ところがこのコロナ禍で、夫の収入は減ったようす。さらに在宅勤務が続いて食費も雑費も増える一方でした。

「今まで月に5万円だったんです。ところが5月に渡された食費は4万円。6月はさらに減って3万円。食べ盛りの子を抱えて、これでは無理だと夫に言ったら、『計画的に献立をたてればいい。だいたいきみは計画性がないんだよ』と。1ヵ月の献立表を作って提出することになりました」

今までだって食材をロスしないよう、考えながら作ってきたサクラさん。それなのに1ヵ月分の献立表を先に作って夫に見せなければならないという事態に、息苦しさを覚えました。

「夫が稼ぐ、私が家庭をマネージメントする。そういう役割分担だと割り切って専業主婦になったつもりです。だけど夫が家庭運営に口を出してくるなら、それは役割分担ではない。そう思ったんですが、やはり夫婦の力関係で、私には言い出せませんでした」

いくら献立表を作ったところで素材のあるなし、その日の気分によって作る料理は変わってくるはず。1ヵ月分の献立など仕事でもなければ作成する意味がありません。

ダメ出しの嵐に…

それでも食材のことを考えながら、サクラさんは献立表を作って夫に提出しました。夫からはメールに添付するようにと指示されたそうです。

「メールには、私はあなたの収入やこの家の資産について知る権利はないのでしょうか、と書いておきました。夫からはそのことについては言及はなく、添付した献立表には、『牛肉を買いすぎ、豚や鳥に変更すべき』だの『加工品は買わずに作れ』など、いちいちダメ出しが入っていました」

いったいこの夫婦、日常的にはどういう関係を築いてきたのでしょうか。

「正直言うと、食費5万円だってキツかったです。それでも、必死にやりくりしていました。あるとき実家の母にぽろりとその話をしたら、以来、母がお米を送ってくれるようになったんです。だからやってこられた。波風立てたくないから、夫とは表面上、うまくやってきました。夫は私が従っている限りは機嫌がいいんです」

ただ、コロナ禍で夫は日常的にイライラするようになっていきました。メールでのやりとりも、実際に面と向かって話すと自分が苛立って大声を上げてしまうかもしれないと夫が配慮したのではないかとサクラさんは言います。

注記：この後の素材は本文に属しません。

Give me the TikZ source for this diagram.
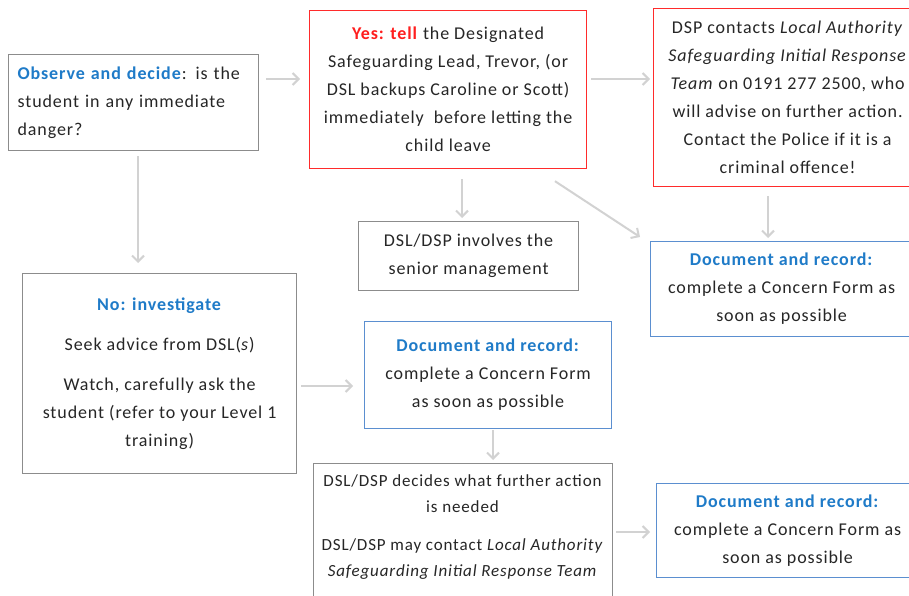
\documentclass[tikz,border=0pt]{standalone}
\usepackage{fontspec}
\setmainfont{Carlito}[LetterSpace=5]
\usetikzlibrary{arrows.meta,calc}
\definecolor{txt}{HTML}{262626}
\definecolor{gbord}{HTML}{8C8C8C}
\definecolor{rbord}{HTML}{FF2B2B}
\definecolor{bbord}{HTML}{5B8FD0}
\definecolor{btxt}{HTML}{1F7BC8}
\definecolor{rtxt}{HTML}{FF1E1E}
\definecolor{arrc}{HTML}{D2D2D2}
\newcommand{\fs}{\fontsize{18}{28}\selectfont}
\tikzset{
  base/.style={draw, line width=1.2pt, anchor=north west, inner sep=0pt, font=\fs, text=txt, align=center},
  graybox/.style={base, draw=gbord},
  redbox/.style={base, draw=rbord},
  bluebox/.style={base, draw=bbord},
  plain/.style={anchor=north, inner sep=0pt, font=\fs, text=txt, align=center},
  arr/.style={draw=arrc, line width=2pt, -{Straight Barb[length=6pt,width=12pt]}}
}
\begin{document}
\begin{tikzpicture}[x=1pt,y=-1pt]
\useasboundingbox (0,0) rectangle (909,596);
\clip (0,0) rectangle (909,596);
\fill[white] (0,0) rectangle (909,596);

\node[graybox, minimum width=250, minimum height=96, text width=232, align=left] (box1) at (8,54)
  {\textcolor{btxt}{\textbf{Observe and decide}}: is the\\student in any immediate\\danger?};

\node[redbox, minimum width=277, minimum height=158] (box2) at (309,10)
  {\textcolor{rtxt}{\textbf{Yes: tell}} the Designated\\Safeguarding Lead, Trevor, (or\\DSL backups Caroline or Scott)\\immediately\ \ before letting the\\child leave};

\node[redbox, minimum width=268, minimum height=178] (box3) at (653,8)
  {DSP contacts \textit{Local Authority}\\\textit{Safeguarding Initial Response}\\\textit{Team} on 0191 277 2500, who\\will advise on further action.\\Contact the Police if it is a\\criminal offence!};

\node[bluebox, minimum width=262, minimum height=95] (doc1) at (650,241)
  {\textcolor{btxt}{\textbf{Document and record:}}\\complete a Concern Form as\\soon as possible};

\node[graybox, minimum width=220, minimum height=69] (senior) at (358,221)
  {DSL/DSP involves the\\senior management};

\node[graybox, minimum width=274, minimum height=200] (nobox) at (22,273)
  {\textcolor{btxt}{\textbf{No: investigate}}\\[12pt]Seek advice from DSL(\textit{s})\\[12pt]Watch, carefully ask the\\student (refer to your Level 1\\training)};

\node[bluebox, minimum width=247, minimum height=107] (doc2) at (364,321)
  {\textcolor{btxt}{\textbf{Document and record:}}\\complete a Concern Form\\as soon as possible};

\node[graybox, minimum width=299, minimum height=160] (decides) at (313,463) {};
\node[plain, font=\fontsize{17}{26}\selectfont] (decidestxt) at (462.5,474)
  {DSL/DSP decides what further action\\is needed\\[12pt]DSL/DSP may contact \textit{Local Authority}\\\textit{Safeguarding Initial Response Team}};

\node[bluebox, minimum width=262, minimum height=94] (doc3) at (656,483)
  {\textcolor{btxt}{\textbf{Document and record:}}\\complete a Concern Form as\\soon as possible};

% connectors
\draw[arr, shorten <=7pt, shorten >=9pt] ([yshift=-25pt]box1.north east) -- ([yshift=-25pt]box1.north east -| box2.west);
\draw[arr, shorten <=4pt, shorten >=3pt] ([yshift=-25pt]box1.north east -| box2.east) -- ([yshift=-25pt]box1.north east -| box3.west);
\draw[arr, shorten <=9pt, shorten >=3pt] ([xshift=115pt]box3.south west) -- ([xshift=115pt]box3.south west |- doc1.north);
\draw[arr, shorten <=10pt, shorten >=3pt] ([xshift=153pt]box2.south west) -- ([xshift=153pt]box2.south west |- senior.north);
\draw[arr] ([xshift=246pt,yshift=-12pt]box2.south west) -- ([xshift=-10pt,yshift=4pt]doc1.north west);
\draw[arr, shorten <=5pt, shorten >=10pt] ([xshift=130pt]box1.south west) -- ([xshift=130pt]box1.south west |- nobox.north);
\draw[arr, shorten <=4pt, shorten >=11pt] ([yshift=-113pt]nobox.north east) -- ([yshift=-113pt]nobox.north east -| doc2.west);
\draw[arr, shorten <=1pt, shorten >=3pt] ([xshift=129pt]doc2.south west) -- ([xshift=129pt]doc2.south west |- decides.north);
\draw[arr, shorten <=3pt, shorten >=6pt] ([yshift=-69pt]decides.north east) -- ([yshift=-69pt]decides.north east -| doc3.west);
\end{tikzpicture}
\end{document}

「私も怒鳴られたくないから、メールのやりとりで正解だったとは思っています。ただ、献立表に赤で註釈がたくさん入っているのを見てめげました」

結局、献立表は何度も直し、ようやくOKがでましたが、予算通り3万円ではおさまりそうにないのが現状だといいます。

「私名義の預金がいくらかあるので、少し下ろすしかないかなと思っています。それよりプレッシャーなのは、夫が献立表を冷蔵庫に貼っていること。帰宅するとそれを見て、テーブルの上をチェックするんです」

とはいえ、予定が変わることもあります。予想に反して安い食材が買えれば、そのときは献立表を訂正しておくのがサクラさんの仕事。

「それこそポテサラやひじきの煮物などは、手作りかどうか夫が確認しているみたいなんですよね」

総菜だってフライだって、買ったほうが安いことは多々あります。ただ、夫は手作りのほうが安いと信じ込んでいる上、「母親なら、妻なら、すべての料理を手作りするのは当たり前」だとも思っています。二重の思い込みがサクラさんを息苦しくさせているのです。

「おそらく、夫の仕事もあまりうまくいっていないのかもしれません。どこもそうでしょうけど、会社の業績もよくなさそうですし。夫は仕事にしか関心がなかったような人。それがうまいかずにイライラして、家庭へのチェックに及んでいるんだと思います」

サクラさんは、どこまでも夫をかばおうとします。ただ、彼女自身の気持ちも弱り始めているのがわかります。“夫に従うだけの人生”で、本当に後悔しないのか、もう一度、自分自身に問い直してもいいのではないでしょうか。